↑前年 桓公十二年(紀元前700年) 翌年↓ < 巻の二 桓公 < 春秋左氏傳
【經】 十有二年、春正月。夏六月壬寅、公、杞侯・莒子と會し、曲池に盟ふ。秋七月丁亥、公、宋公・燕人と會して、穀丘に盟ふ。八月壬辰、陳侯躍・卒す。公、宋公に虚に會す。冬十有一月、公、宋公に龜に會す。丙戌、公、鄭伯に會し、武父に盟ふ。丙戌、衞侯晉・卒す。十有二月、鄭の師と宋を伐つ。丁未、宋に戰ふ。
【傳】 十二年(周ノ桓王二十年)夏、曲池[1]に盟ふとは、杞・莒を平がするなり。
公、宋・鄭を平がせんと欲し、秋、公、宋公と句瀆の丘[2]に盟ふ。
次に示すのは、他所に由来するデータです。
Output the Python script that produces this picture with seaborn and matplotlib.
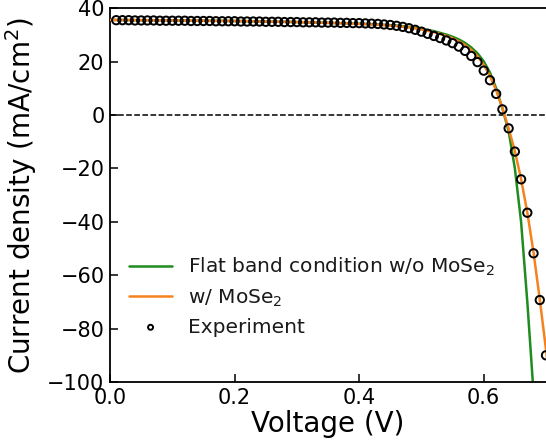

宋の成ぎ未だ知る可からざるなり。故に又、虚に會す。冬、又、龜に會す。宋公、平ぎを辭す。故に鄭伯と武父に盟ふ。遂に師を帥ゐて宋を伐ち、戰ふ。宋、信なければなり。君子曰く、『苟も信・繼がずんば、盟も益なきなり。詩に云ふ、「君子屢〻盟ふ、亂是を用つて長ず[3]」とは、信なければなり』と。
楚、絞を伐ち、其南門に軍す。莫敖屈瑕曰く、『絞は小にして輕し。輕しければ則ち謀寡し。請ふ樵を采る者を扞ること無くして以て之を誘かん[4]』と。之に從ふ。絞人、(楚人)三十人を獲たり。明日、絞人爭ひ出で、楚の役徒を山中に驅る。楚人、其北門を坐りて、これを山下に覆[5]ひ、大に之を敗り、城下の盟を爲して還る。
絞を伐つの役に、楚の師、分れて彭[6]を渉る。羅人[7]之を伐たんと欲し、伯嘉[8]をして之を諜はしむ。三たび巡りて之を數へぬ[9]。(→桓公十三年)
- ↑ 魯の地。
- ↑ 句瀆の丘は即ち穀丘にして、宋の地。
- ↑ 小雅。
- ↑ 樵を采る役夫を護衞すること無く、敵の來り奪ふに任せて、以て絞人を誘うて出でしめん。
- ↑ 覆は兵を潛めて行きて敵を掩襲する也。
- ↑ 彭は水の名。
- ↑ 羅は國名。
- ↑ 羅の大夫。
- ↑ 三たび巡りて楚軍の多少を數ふる也、是れ伯嘉の勇を言ふ也。